The Bay Area Council’s homeless report is based on a year of research that included interviews with health care leaders and is the first to focus on homelessness in the Bay Area. The public policy organization collaborated with management consulting firm McKinsey & Co. to draft the report.

“Understanding the full scope and nature of the homeless problem is critical to solving the problem,” Kaiser’s Chairman and CEO Bernard Tyson said.

The report also found that compared to other cities across the U.S., the Bay Area’s homeless population is disproportionately comprised of single, male minorities older than 25 and is mostly longtime residents.

Bay Area’s unsheltered homeless
These are the percentages of the homeless populations in each of the nine counties that are living on the streets or in cars or tents.
Santa Clara County, 74%
Solano County, 74%
Alameda County, 69%
Sonoma County, 65%
San Francisco County, 63%
Marin County, 63%
Contra Costa County, 57%
San Mateo County, 51%
Napa County, 37%
Source: Bay Area Council Economic Institute

Investment in permanent housing for the homeless and stemming the flow of new homeless people were recommended in the report as the best ways to gain traction on tackling the challenge.

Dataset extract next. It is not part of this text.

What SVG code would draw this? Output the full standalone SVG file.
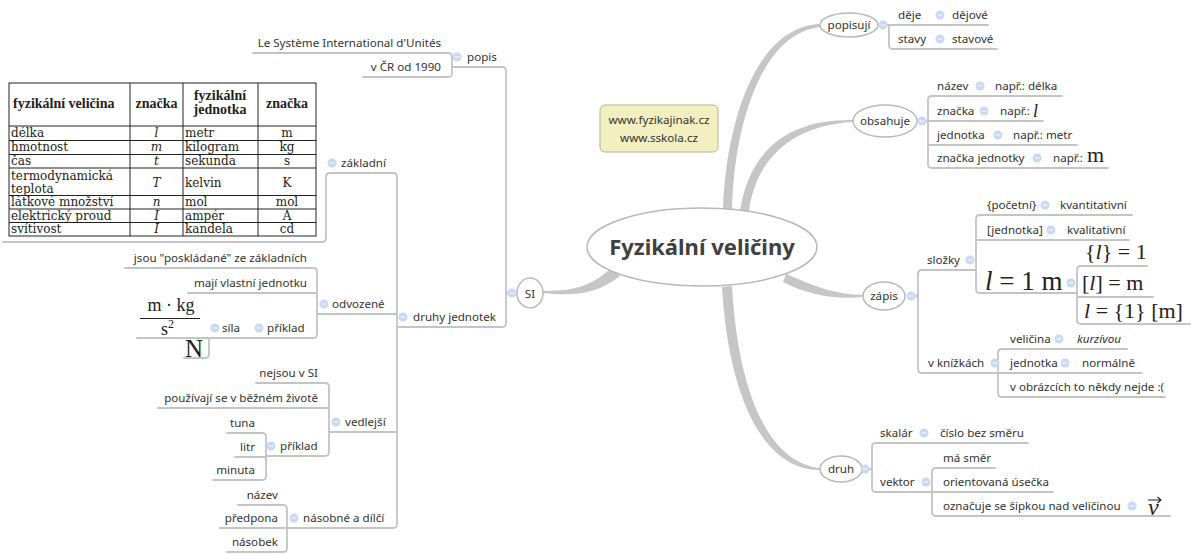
<svg xmlns="http://www.w3.org/2000/svg" width="1192" height="554" viewBox="0 0 1192 554">
<defs>
<style>
.t{font-family:"Noto Sans","Open Sans",sans-serif;font-size:11.6px;fill:#333}
.e{text-anchor:end}
.m{text-anchor:middle}
.it{font-style:italic}
.ln{fill:none;stroke:#c4c4c4;stroke-width:1.8;stroke-linecap:round}
.br{fill:#c6c6c6}
.nd{fill:#fff;stroke:#b9b9b9;stroke-width:1.5}
.ic{fill:#c8d9f1}
.ms{stroke:#eef4fc;stroke-width:1.2}
.tb{font-family:"DejaVu Serif","Liberation Serif",serif;font-size:12px;fill:#222}
.th{font-family:"Liberation Serif","Times New Roman",serif;font-size:14px;font-weight:bold;fill:#222}
.mt{font-family:"Liberation Serif","Times New Roman",serif;fill:#222}
</style>
<g id="icon"><circle r="4.5" class="ic"/><line x1="-2.5" x2="2.5" y1="0" y2="0" class="ms"/></g>
</defs>
<rect width="1192" height="554" fill="#fff"/>

<g id="connectors">
<path class="br" d="M723 210 C726 118 758 26 820 24 L820 27 C763 33 734 122 732 210 Z"/>
<path class="br" d="M740 211 C750 146 793 119 853 120 L853 122 C797 125 757 154 749 211 Z"/>
<path class="br" d="M786 274 C812 285 835 295 864 295 L864 297 C833 300 806 294 783 282 Z"/>
<path class="br" d="M722 287 C728 390 760 470 820 470 L820 468 C767 462 738 390 732 286 Z"/>
<path class="br" d="M611 268 C590 288 570 291 543 291 L543 293 C572 296 596 295 620 276 Z"/>
<path class="ln" d="M452 67 H502 Q506 67 506 71 V323 Q506 327 502 327 H397 M506 293 H508"/>
<path class="ln" d="M253 53 H448 Q452 53 452 57 V73 Q452 77 448 77 H363"/>
<path class="ln" d="M3 242 H322 Q326 242 326 238 V177 Q326 173 330 173 H393 Q397 173 397 177 V524 Q397 528 393 528 H287"/>
<path class="ln" d="M397 314 H317 M125 268 H313 Q317 268 317 272 V334 Q317 338 313 338 H137 M188 293 H317"/>
<path class="ln" d="M209 338 V354 Q209 358 205 358 H184"/>
<path class="ln" d="M397 432 H329 M256 383 H325 Q329 383 329 387 V452 Q329 456 325 456 H266 M158 408 H329"/>
<path class="ln" d="M227 433 H262 Q266 433 266 437 V476 Q266 480 262 480 H213 M235 457 H266"/>
<path class="ln" d="M238 505 H283 Q287 505 287 509 V548 Q287 552 283 552 H227 M220 528 H287"/>
<path class="ln" d="M886 25 H988 M889 25 V45 Q889 49 893 49 H997"/>
<path class="ln" d="M1062 96 H932 Q928 96 928 100 V164 Q928 168 932 168 H1108 M925 121 H1043 M928 145 H1077"/>
<path class="ln" d="M975 270 H922 Q918 270 918 274 V369 Q918 373 922 373 H1142 M914 296 H918"/>
<path class="ln" d="M1132 215 H980 Q976 215 976 219 V289 Q976 293 980 293 H1077 M976 240 H1129"/>
<path class="ln" d="M1147 266 H1081 Q1077 266 1077 270 V320 Q1077 324 1081 324 H1190 M1077 297 H1153"/>
<path class="ln" d="M1127 349 H1002 Q998 349 998 353 V393 Q998 397 1002 397 H1165"/>
<path class="ln" d="M1028 443 H876 Q872 443 872 447 V488 Q872 492 876 492 H1053 M868 469 H872"/>
<path class="ln" d="M995 468 H936 Q932 468 932 472 V512 Q932 516 936 516 H1170"/>
</g>

<g id="central">
<ellipse cx="702" cy="247" rx="115" ry="39" class="nd"/>
<text x="702" y="255" class="t m" style="font-size:22px;font-weight:bold;fill:#404040">Fyzikální veličiny</text>
</g>

<g id="note">
<rect x="600" y="105" width="118" height="47" rx="5" fill="#f3efc0" stroke="#b9b48c"/>
<text x="659" y="124" class="t m">www.fyzikajinak.cz</text>
<text x="659" y="142" class="t m">www.sskola.cz</text>
</g>

<g id="si">
<ellipse cx="530" cy="293" rx="13" ry="15" class="nd"/>
<text x="530" y="297.5" class="t m">SI</text>
<use href="#icon" x="512" y="293"/>
</g>
<g id="popis">
<use href="#icon" x="457" y="57"/>
<text x="467" y="60.5" class="t">popis</text>
<text x="441" y="46.5" class="t e">Le Système International d'Unités</text>
<text x="441" y="70.5" class="t e">v ČR od 1990</text>
</g>
<g id="druhy-jednotek">
<use href="#icon" x="403" y="317"/>
<text x="413" y="320.5" class="t">druhy jednotek</text>
</g>
<g id="zakladni">
<use href="#icon" x="332" y="163"/>
<text x="341" y="166.5" class="t">základní</text>
</g>
<g id="tabulka">
<rect x="9" y="83" width="307" height="153" fill="#fff" stroke="#222"/>
<path d="M130 83 V236 M183 83 V236 M258 83 V236 M9 126 H316 M9 140.5 H316 M9 154.5 H316 M9 168 H316 M9 195.5 H316 M9 209 H316 M9 222.5 H316" stroke="#222" stroke-width="1" fill="none"/>
<text x="13" y="108" class="th">fyzikální veličina</text>
<text x="156.5" y="108" class="th m">značka</text>
<text x="220" y="100" class="th m">fyzikální</text>
<text x="220" y="114" class="th m">jednotka</text>
<text x="287" y="108" class="th m">značka</text>
<text x="11" y="137" class="tb">délka</text><text x="156.5" y="137" class="tb m it">l</text><text x="185" y="137" class="tb">metr</text><text x="287" y="137" class="tb m">m</text>
<text x="11" y="151" class="tb">hmotnost</text><text x="156.5" y="151" class="tb m it">m</text><text x="185" y="151" class="tb">kilogram</text><text x="287" y="151" class="tb m">kg</text>
<text x="11" y="165" class="tb">čas</text><text x="156.5" y="165" class="tb m it">t</text><text x="185" y="165" class="tb">sekunda</text><text x="287" y="165" class="tb m">s</text>
<text x="11" y="180" class="tb">termodynamická</text><text x="11" y="193" class="tb">teplota</text><text x="156.5" y="187" class="tb m it">T</text><text x="185" y="187" class="tb">kelvin</text><text x="287" y="187" class="tb m">K</text>
<text x="11" y="206" class="tb">látkové množství</text><text x="156.5" y="206" class="tb m it">n</text><text x="185" y="206" class="tb">mol</text><text x="287" y="206" class="tb m">mol</text>
<text x="11" y="219.5" class="tb">elektrický proud</text><text x="156.5" y="219.5" class="tb m it">I</text><text x="185" y="219.5" class="tb">ampér</text><text x="287" y="219.5" class="tb m">A</text>
<text x="11" y="233" class="tb">svítivost</text><text x="156.5" y="233" class="tb m it">I</text><text x="185" y="233" class="tb">kandela</text><text x="287" y="233" class="tb m">cd</text>
</g>
<g id="odvozene">
<use href="#icon" x="324" y="304"/>
<text x="332" y="307.5" class="t">odvozené</text>
<text x="307" y="261.5" class="t e">jsou "poskládané" ze základních</text>
<text x="307" y="286.5" class="t e">mají vlastní jednotku</text>
</g>
<g id="priklad-odvozene">
<use href="#icon" x="259" y="328"/>
<text x="267" y="331.5" class="t">příklad</text>
</g>
<g id="sila">
<use href="#icon" x="215" y="328"/>
<text x="222" y="331.5" class="t">síla</text>
<text x="171" y="311" class="mt m" style="font-size:18px">m · kg</text>
<line x1="140" y1="318.5" x2="200" y2="318.5" stroke="#222" stroke-width="1"/>
<text x="161" y="335" class="mt" style="font-size:18px">s<tspan dy="-7" style="font-size:12px">2</tspan></text>
<text x="185" y="357" class="mt" style="font-size:25px">N</text>
</g>
<g id="vedlejsi">
<use href="#icon" x="336" y="422"/>
<text x="345" y="425.5" class="t">vedlejší</text>
<text x="318" y="376.5" class="t e">nejsou v SI</text>
<text x="318" y="401.5" class="t e">používají se v běžném životě</text>
</g>
<g id="priklad-vedlejsi">
<use href="#icon" x="271" y="446"/>
<text x="280" y="449.5" class="t">příklad</text>
<text x="255" y="426.5" class="t e">tuna</text>
<text x="255" y="450.5" class="t e">litr</text>
<text x="255" y="473.5" class="t e">minuta</text>
</g>
<g id="nasobne">
<use href="#icon" x="294" y="518"/>
<text x="303" y="521.5" class="t">násobné a dílčí</text>
<text x="278" y="498.5" class="t e">název</text>
<text x="278" y="521.5" class="t e">předpona</text>
<text x="278" y="545.5" class="t e">násobek</text>
</g>

<g id="popisuji">
<ellipse cx="849" cy="25" rx="29" ry="12" class="nd"/>
<text x="849" y="29" class="t m">popisují</text>
<use href="#icon" x="883" y="25"/>
<text x="898" y="18.5" class="t">děje</text><use href="#icon" x="940" y="15"/><text x="952" y="18.5" class="t">dějové</text>
<text x="898" y="42.5" class="t">stavy</text><use href="#icon" x="940" y="39"/><text x="952" y="42.5" class="t">stavové</text>
</g>
<g id="obsahuje">
<ellipse cx="885" cy="121" rx="32" ry="16" class="nd"/>
<text x="885" y="125" class="t m">obsahuje</text>
<use href="#icon" x="922" y="121"/>
<text x="937" y="89.5" class="t">název</text><use href="#icon" x="980" y="86"/><text x="995" y="89.5" class="t">např.: délka</text>
<text x="937" y="114.5" class="t">značka</text><use href="#icon" x="984" y="111"/><text x="1000" y="114.5" class="t">např.:</text><text x="1033" y="117" class="mt it" style="font-size:18px">l</text>
<text x="937" y="138.5" class="t">jednotka</text><use href="#icon" x="998" y="135"/><text x="1013" y="138.5" class="t">např.: metr</text>
<text x="937" y="161.5" class="t">značka jednotky</text><use href="#icon" x="1037" y="158"/><text x="1053" y="161.5" class="t">např.:</text><text x="1087" y="162" class="mt" style="font-size:22px">m</text>
</g>
<g id="zapis">
<ellipse cx="884" cy="296" rx="21" ry="14" class="nd"/>
<text x="884" y="300" class="t m">zápis</text>
<use href="#icon" x="911" y="296"/>
</g>
<g id="slozky">
<text x="927" y="263.5" class="t">složky</text><use href="#icon" x="970" y="260"/>
<text x="987" y="208.5" class="t">{početní}</text><use href="#icon" x="1045" y="205"/><text x="1060" y="208.5" class="t">kvantitativní</text>
<text x="987" y="233.5" class="t">[jednotka]</text><use href="#icon" x="1051" y="230"/><text x="1067" y="233.5" class="t">kvalitativní</text>
</g>
<g id="l-1m">
<text x="985" y="290" class="mt" style="font-size:27px"><tspan class="it">l</tspan> = 1 m</text>
<use href="#icon" x="1071" y="283"/>
<text x="1085" y="259" class="mt" style="font-size:22px">{<tspan class="it">l</tspan>} = 1</text>
<text x="1082" y="290" class="mt" style="font-size:22px">[<tspan class="it">l</tspan>] = m</text>
<text x="1084" y="318" class="mt" style="font-size:22px"><tspan class="it">l</tspan> = {1} [m]</text>
</g>
<g id="v-knizkach">
<text x="928" y="366.5" class="t">v knížkách</text><use href="#icon" x="995" y="363"/>
<text x="1010" y="342.5" class="t">veličina</text><use href="#icon" x="1059" y="339"/><text x="1077" y="342.5" class="t it">kurzívou</text>
<text x="1010" y="366.5" class="t">jednotka</text><use href="#icon" x="1065" y="363"/><text x="1082" y="366.5" class="t">normálně</text>
<text x="1010" y="390.5" class="t">v obrázcích to někdy nejde :(</text>
</g>
<g id="druh">
<ellipse cx="841" cy="469" rx="21" ry="13" class="nd"/>
<text x="841" y="473" class="t m">druh</text>
<use href="#icon" x="865" y="469"/>
<text x="880" y="436.5" class="t">skalár</text><use href="#icon" x="924" y="433"/><text x="940" y="436.5" class="t">číslo bez směru</text>
<text x="880" y="485.5" class="t">vektor</text><use href="#icon" x="926" y="482"/>
<text x="943" y="461.5" class="t">má směr</text>
<text x="943" y="485.5" class="t">orientovaná úsečka</text>
<text x="943" y="509.5" class="t">označuje se šipkou nad veličinou</text><use href="#icon" x="1132" y="506"/>
<text x="1148" y="515" class="mt it" style="font-size:24px">v</text>
<path d="M1148 500 H1161 M1157.5 497 L1161 500 L1157.5 503" fill="none" stroke="#222" stroke-width="1.1"/>
</g>
</svg>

Jenny Abramson, homeless services manager with the Sonoma County Community Development Commission, said that at the county level there has been a decline in housing for homeless people over the past 12 years, and that the state only recently started to take notice of the issues related to homelessness.

“There is no constant funding stream for shelters or permanent housing,” Abramson said.

She said a regional approach is critical to solving the growing homeless crisis, particularly in Sonoma County, since the overheated housing market has an effect on the wider Bay Area.

“Statewide we have not taken this seriously until last year that we finally got engaged in homelessness as a planning and policy level,” Abramson said. “It is the first time that we have had the chance to even think about addressing the scale of what’s really needed.”

Abramson said with Gov. Gavin Newsom taking on homelessness as one of his flagship issues things have begun to shift in a positive direction.

Newsom in March announced a push for an additional $500 million to build shelters and to add more homeless services.

This was two months after he proposed spending $1.75 billion to build homes statewide for low-income and working-class residents.

Jennielynn Holmes of Catholic Charities of Santa Rosa said she was impressed by the Bay Area council’s homeless report, calling it the best collective look at the region’s homelessness dilemma she’s seen in more than 10 years.

“The fact that they painted homelessness as the crisis that it is, us having the third-largest homelessness population in the nation, is something we should be both saddened and alarmed by,” said Holmes, director of shelter and housing for Catholic Charities.

She hopes people will pay close attention to one particular number in the report — that 60% of homeless people in the Bay Area have lived in their home county for more than a decade.

“Housing is the only way we are going to solve it,” Holmes said. “We need to enhance our existing systems and really invest in them and build on them as well.”

Covert, a co-author of the report, said copies of it were delivered to leaders in each of the nine counties in the Bay Area and to Newsom’s office in Sacramento. He hopes this will put greater pressure on local and state leaders to take a more regional approach toward resolving this quandary.

“This is a Bay Area-wide problem and you can’t solve it from any one city or county,” he said.